Scientists with the U.S. space agency NASA say the Voyager 1 spacecraft, launched 33 years ago, is on the edge of our solar system where there is no outward motion of solar wind.

NASA says the spacecraft is now more than 17 billion kilometers from the sun and has reached an area where the velocity of the solar wind - the hot, ionized particles flowing outward from the sun - has diminished to near zero.

The scientists say Voyager is preparing to exit the heliosheath, the turbulent outer shell of the sun's sphere of influence.

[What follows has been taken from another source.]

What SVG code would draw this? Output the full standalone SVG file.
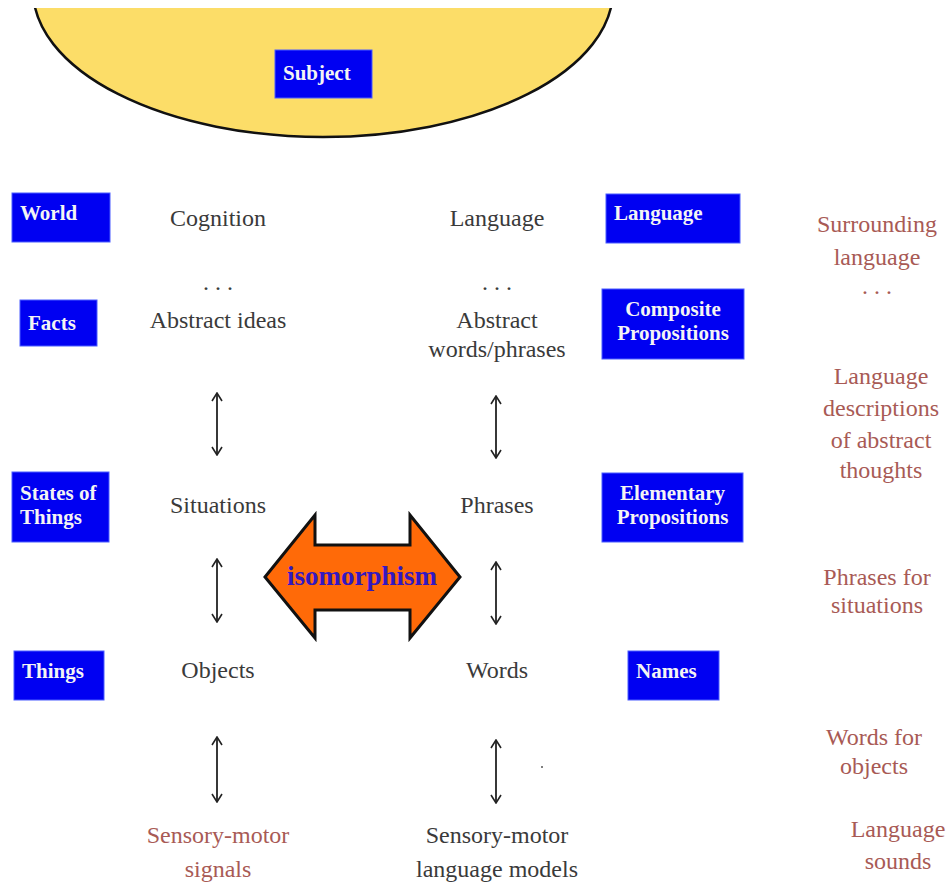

In about four years, the spacecraft will fully reach interstellar space and come under the influence of another star system.

Voyager 1 was launched in 1977 and throughout its journey, has sent back data about the planets in our solar system and the solar wind that is helping to push it through space.

A separate spacecraft, Voyager 2, was launched a month before Voyager 1. It is now about 14 billion kilometers from the sun, traveling at a different path and different speed than Voyager 1.